Ajax - Can you load data into two divs same time?
Posted: Fri Jun 13, 2008 6:07 pm
news.php:
js file:
newsLinkAjax.php file process the data and prints the news description in "newsDes" Div. Just wondering how would you load two sets of data in two different divs when the user click on the news title link.
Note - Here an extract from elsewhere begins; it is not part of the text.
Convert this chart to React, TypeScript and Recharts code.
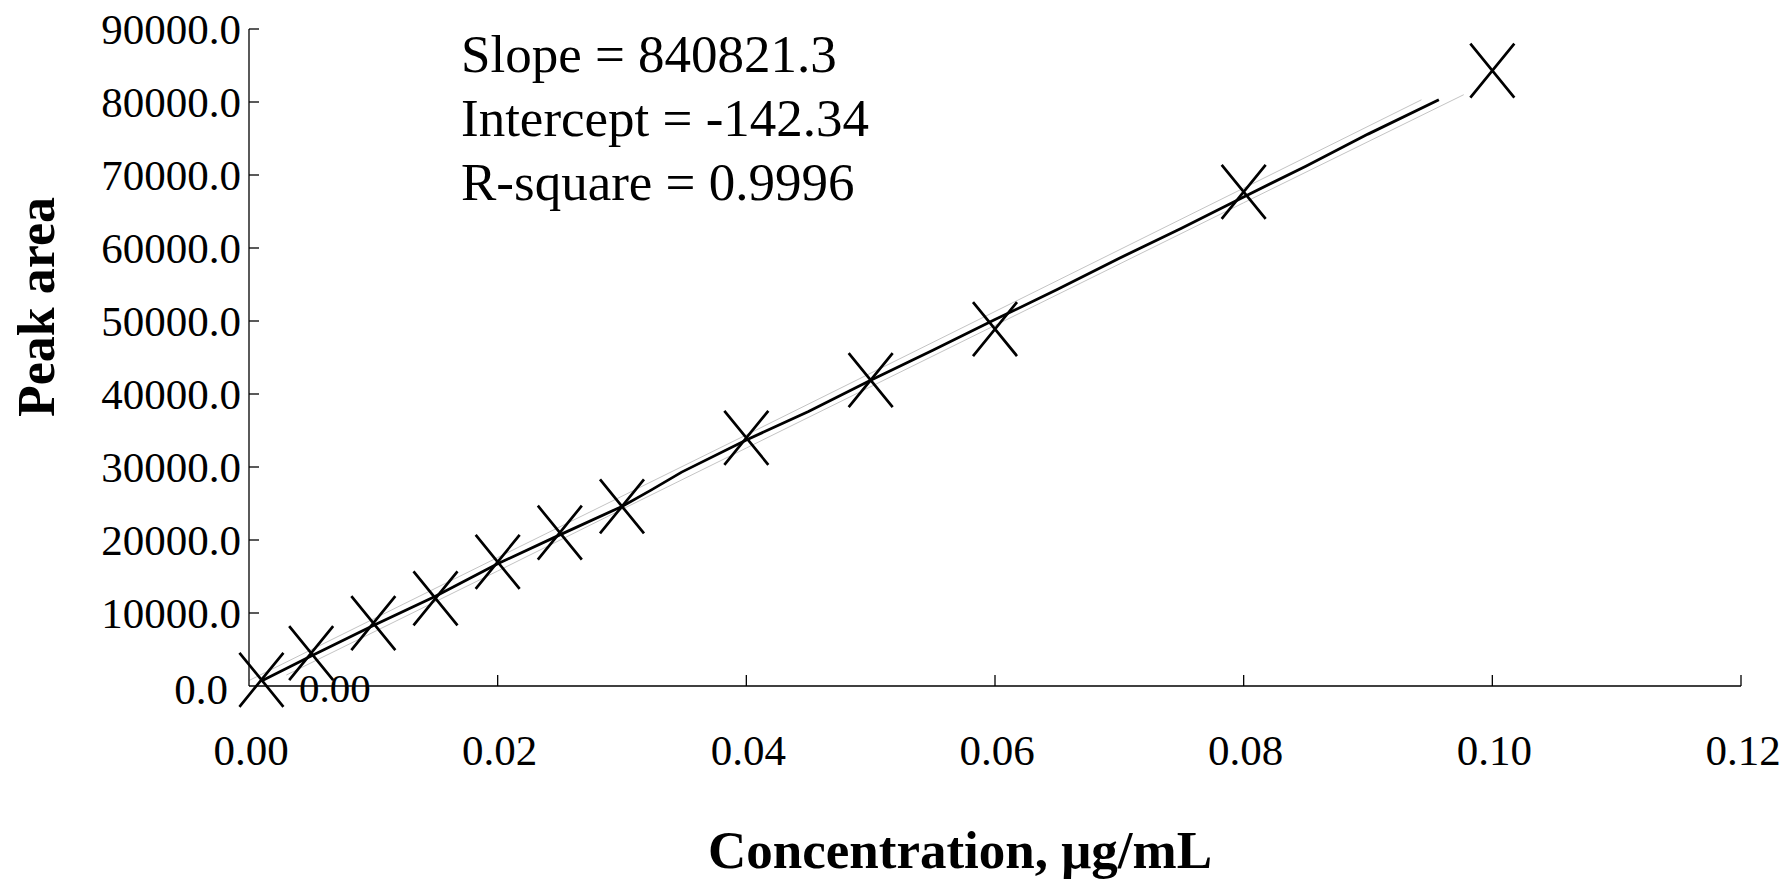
import React from 'react';
import { ComposedChart, XAxis, YAxis, Scatter, Line } from 'recharts';

// Measured calibration points
const concentrations = [0.001, 0.005, 0.01, 0.015, 0.02, 0.025, 0.03, 0.04, 0.05, 0.06, 0.08, 0.1];
const peakAreas = [850, 4500, 8600, 12000, 17000, 21000, 24600, 34000, 41900, 48900, 67700, 84300];

// Fitted line as drawn
const fitX = [0.001, 0.005, 0.01, 0.015, 0.02, 0.025, 0.03, 0.0323, 0.0348, 0.04, 0.045, 0.05, 0.055, 0.06, 0.065, 0.07, 0.075, 0.08, 0.085, 0.09, 0.0957];
const fitY = [700, 4100, 8300, 12300, 16750, 20700, 24600, 26800, 29300, 33700, 37600, 41900, 46000, 50200, 54300, 58600, 62700, 67000, 71200, 75600, 80300];

// Confidence band lines
const upperX = [0, 0.02, 0.03, 0.04, 0.06, 0.08, 0.0943];
const upperY = [750, 17600, 26000, 34400, 51300, 68200, 80300];
const lowerX = [0.003, 0.02, 0.03, 0.04, 0.06, 0.08, 0.0977];
const lowerY = [1500, 15750, 24200, 32600, 49400, 66200, 81000];

const xTicks = [0, 0.02, 0.04, 0.06, 0.08, 0.1, 0.12];
const yTicks = [0, 10000, 20000, 30000, 40000, 50000, 60000, 70000, 80000, 90000];

const annotations = ['Slope = 840821.3', 'Intercept = -142.34', 'R-square = 0.9996'];
const xTitle = 'Concentration, \u03bcg/mL';
const yTitle = 'Peak area';
const pointLabel = '0.00';

const FONT = '"Liberation Serif", "Times New Roman", serif';

const scatterData = concentrations.map((x, i) => ({ x, y: peakAreas[i] }));
const fitData = fitX.map((x, i) => ({ x, y: fitY[i] }));
const upperData = upperX.map((x, i) => ({ x, y: upperY[i] }));
const lowerData = lowerX.map((x, i) => ({ x, y: lowerY[i] }));

const YTick = (props: any) => {
  const { x, y, payload } = props;
  const v = payload.value as number;
  const isZero = v === 0;
  return (
    <g>
      {!isZero && <line x1={x} y1={y} x2={x + 10} y2={y} stroke="#000" strokeWidth={1.3} />}
      <text
        x={isZero ? x - 21 : x - 8}
        y={isZero ? y + 3 : y}
        dy={15}
        textAnchor="end"
        fontFamily={FONT}
        fontSize={43}
        fill="#000"
      >
        {v.toFixed(1)}
      </text>
    </g>
  );
};

const XTick = (props: any) => {
  const { x, y, payload } = props;
  const v = payload.value as number;
  return (
    <g>
      {v !== 0 && <line x1={x} y1={y} x2={x} y2={y - 11} stroke="#000" strokeWidth={1.3} />}
      <text x={x + 2} y={y + 79} textAnchor="middle" fontFamily={FONT} fontSize={43} fill="#000">
        {v.toFixed(2)}
      </text>
    </g>
  );
};

const XMarker = (props: any) => {
  const { cx, cy } = props;
  if (cx == null || cy == null) return <g />;
  return (
    <path
      d={`M${cx - 22},${cy - 27}L${cx + 22},${cy + 27}M${cx - 22},${cy + 27}L${cx + 22},${cy - 27}`}
      stroke="#000"
      strokeWidth={2.7}
      fill="none"
    />
  );
};

export default function App() {
  return (
    <div style={{ position: 'absolute', left: 0, top: 0, width: 1791, height: 880, background: '#fff' }}>
      <ComposedChart width={1791} height={880} margin={{ top: 29, right: 50, left: 49, bottom: 94 }}>
        <XAxis
          type="number"
          dataKey="x"
          domain={[0, 0.12]}
          ticks={xTicks}
          height={100}
          tickSize={0}
          tickMargin={0}
          tickLine={false}
          axisLine={{ stroke: '#000', strokeWidth: 1.3 }}
          tick={<XTick />}
          interval={0}
        />
        <YAxis
          type="number"
          dataKey="y"
          domain={[0, 90000]}
          ticks={yTicks}
          width={200}
          tickSize={0}
          tickMargin={0}
          tickLine={false}
          axisLine={{ stroke: '#000', strokeWidth: 1.3 }}
          tick={<YTick />}
          interval={0}
        />
        <Line data={upperData} dataKey="y" stroke="#c4c4c4" strokeWidth={1} dot={false} isAnimationActive={false} />
        <Line data={lowerData} dataKey="y" stroke="#c4c4c4" strokeWidth={1} dot={false} isAnimationActive={false} />
        <Line data={fitData} dataKey="y" stroke="#000" strokeWidth={2.8} dot={false} isAnimationActive={false} />
        <Scatter data={scatterData} dataKey="y" shape={<XMarker />} isAnimationActive={false} />
      </ComposedChart>
      <svg
        width={1791}
        height={880}
        style={{ position: 'absolute', left: 0, top: 0, pointerEvents: 'none' }}
      >
        {annotations.map((t, i) => (
          <text key={t} x={461} y={72 + i * 64} fontFamily={FONT} fontSize={53} fill="#000">
            {t}
          </text>
        ))}
        <text
          transform="translate(54,307) rotate(-90)"
          textAnchor="middle"
          fontFamily={FONT}
          fontWeight="bold"
          fontSize={52}
          fill="#000"
        >
          {yTitle}
        </text>
        <text x={960} y={868} textAnchor="middle" fontFamily={FONT} fontWeight="bold" fontSize={53} fill="#000">
          {xTitle}
        </text>
        <text x={299} y={702} fontFamily={FONT} fontSize={41} fill="#000">
          {pointLabel}
        </text>
      </svg>
    </div>
  );
}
I want the comments made on that particular news to appear in another div and for that i have to retain the newsid. Also there is a submit form for new comments to make. Finding it difficult to solve. Any help?
Code: Select all
echo "<a class=textLink href=# onclick=processNewsLink(".$id.");>*".$title."</a><br/>";
Code: Select all
function processNewsLink(name)
{
//var name = name;
//alert(name);
// proceed only if the xmlHttp object isn't busy
if (xmlHttp.readyState == 4 || xmlHttp.readyState == 0)
{
// retrieve the name typed by the user on the form
//name = encodeURIComponent(document.getElementById("myName").value);
// execute the quickstart.php page from the server
xmlHttp.open("GET", "newsLinkAjax.php?name=" + name, true);
// define the method to handle server responses
xmlHttp.onreadystatechange = handle;
// make the server request
xmlHttp.send(null);
}
else
// if the connection is busy, try again after one second
setTimeout('processNewsLink()', 1000);
}
// executed automatically when a message is received from the server
function handle()
{
// move forward only if the transaction has completed
if (xmlHttp.readyState == 4)
{
// status of 200 indicates the transaction completed successfully
if (xmlHttp.status == 200)
{
// update the client display using the data received from the server
document.getElementById("newsDes").innerHTML=xmlHttp.responseText
// restart sequence
//setTimeout('process(name)', 1000);
}
// a HTTP status different than 200 signals an error
else
{
alert("There was a problem accessing the server: " + xmlHttp.statusText);
}
}
}
I want the comments made on that particular news to appear in another div and for that i have to retain the newsid. Also there is a submit form for new comments to make. Finding it difficult to solve. Any help?